### Source records
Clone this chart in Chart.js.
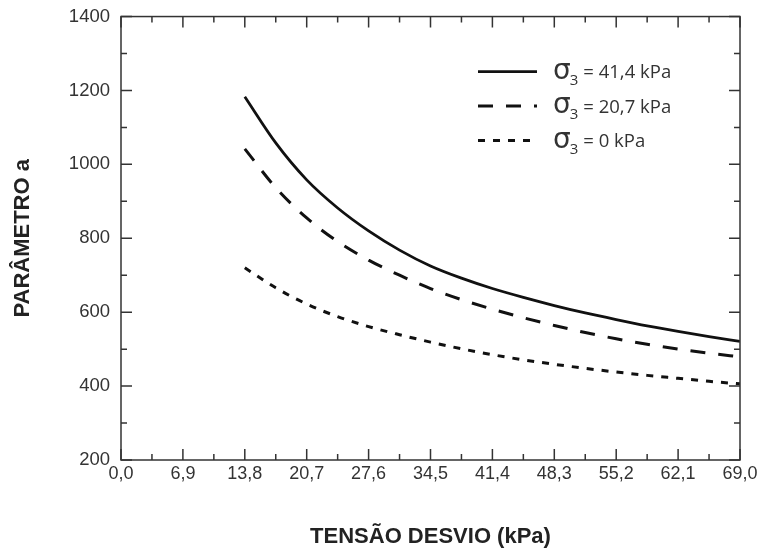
...
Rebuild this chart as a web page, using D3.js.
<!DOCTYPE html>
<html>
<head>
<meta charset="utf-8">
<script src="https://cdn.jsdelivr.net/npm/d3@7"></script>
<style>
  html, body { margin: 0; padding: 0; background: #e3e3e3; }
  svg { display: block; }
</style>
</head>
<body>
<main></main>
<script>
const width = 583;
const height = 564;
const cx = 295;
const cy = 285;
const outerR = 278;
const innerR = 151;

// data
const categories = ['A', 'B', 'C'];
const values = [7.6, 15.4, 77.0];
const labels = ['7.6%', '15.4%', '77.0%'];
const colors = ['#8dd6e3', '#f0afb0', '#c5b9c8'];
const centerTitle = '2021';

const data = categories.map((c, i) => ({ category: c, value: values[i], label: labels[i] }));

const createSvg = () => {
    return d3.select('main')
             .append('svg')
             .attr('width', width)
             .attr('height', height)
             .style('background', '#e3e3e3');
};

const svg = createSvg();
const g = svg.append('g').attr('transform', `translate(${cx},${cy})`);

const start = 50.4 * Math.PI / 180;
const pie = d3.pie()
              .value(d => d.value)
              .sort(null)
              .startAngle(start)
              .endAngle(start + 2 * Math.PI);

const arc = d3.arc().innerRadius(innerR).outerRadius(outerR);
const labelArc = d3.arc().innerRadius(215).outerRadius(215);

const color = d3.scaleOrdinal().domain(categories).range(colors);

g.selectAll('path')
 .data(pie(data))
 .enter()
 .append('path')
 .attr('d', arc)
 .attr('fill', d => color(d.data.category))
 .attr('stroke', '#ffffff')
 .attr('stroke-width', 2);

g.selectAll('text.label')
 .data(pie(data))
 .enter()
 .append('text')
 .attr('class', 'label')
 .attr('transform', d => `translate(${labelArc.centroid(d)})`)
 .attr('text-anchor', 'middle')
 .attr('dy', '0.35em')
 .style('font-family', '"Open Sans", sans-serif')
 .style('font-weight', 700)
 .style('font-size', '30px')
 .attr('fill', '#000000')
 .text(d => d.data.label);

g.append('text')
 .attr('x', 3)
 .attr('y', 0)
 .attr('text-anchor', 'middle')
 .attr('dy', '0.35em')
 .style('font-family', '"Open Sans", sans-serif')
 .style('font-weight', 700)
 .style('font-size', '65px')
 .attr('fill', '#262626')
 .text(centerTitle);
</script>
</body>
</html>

### Exercise description
From the records above, retype only the lines starting at the line that contains "Rebuild this chart" and ending at the line that contains "color = d3.scaleOrdinal().domain(categories).range(colors);", both included.

### Exercise output
Rebuild this chart as a web page, using D3.js.
<!DOCTYPE html>
<html>
<head>
<meta charset="utf-8">
<script src="https://cdn.jsdelivr.net/npm/d3@7"></script>
<style>
  html, body { margin: 0; padding: 0; background: #e3e3e3; }
  svg { display: block; }
</style>
</head>
<body>
<main></main>
<script>
const width = 583;
const height = 564;
const cx = 295;
const cy = 285;
const outerR = 278;
const innerR = 151;

// data
const categories = ['A', 'B', 'C'];
const values = [7.6, 15.4, 77.0];
const labels = ['7.6%', '15.4%', '77.0%'];
const colors = ['#8dd6e3', '#f0afb0', '#c5b9c8'];
const centerTitle = '2021';

const data = categories.map((c, i) => ({ category: c, value: values[i], label: labels[i] }));

const createSvg = () => {
    return d3.select('main')
             .append('svg')
             .attr('width', width)
             .attr('height', height)
             .style('background', '#e3e3e3');
};

const svg = createSvg();
const g = svg.append('g').attr('transform', `translate(${cx},${cy})`);

const start = 50.4 * Math.PI / 180;
const pie = d3.pie()
              .value(d => d.value)
              .sort(null)
              .startAngle(start)
              .endAngle(start + 2 * Math.PI);

const arc = d3.arc().innerRadius(innerR).outerRadius(outerR);
const labelArc = d3.arc().innerRadius(215).outerRadius(215);

const color = d3.scaleOrdinal().domain(categories).range(colors);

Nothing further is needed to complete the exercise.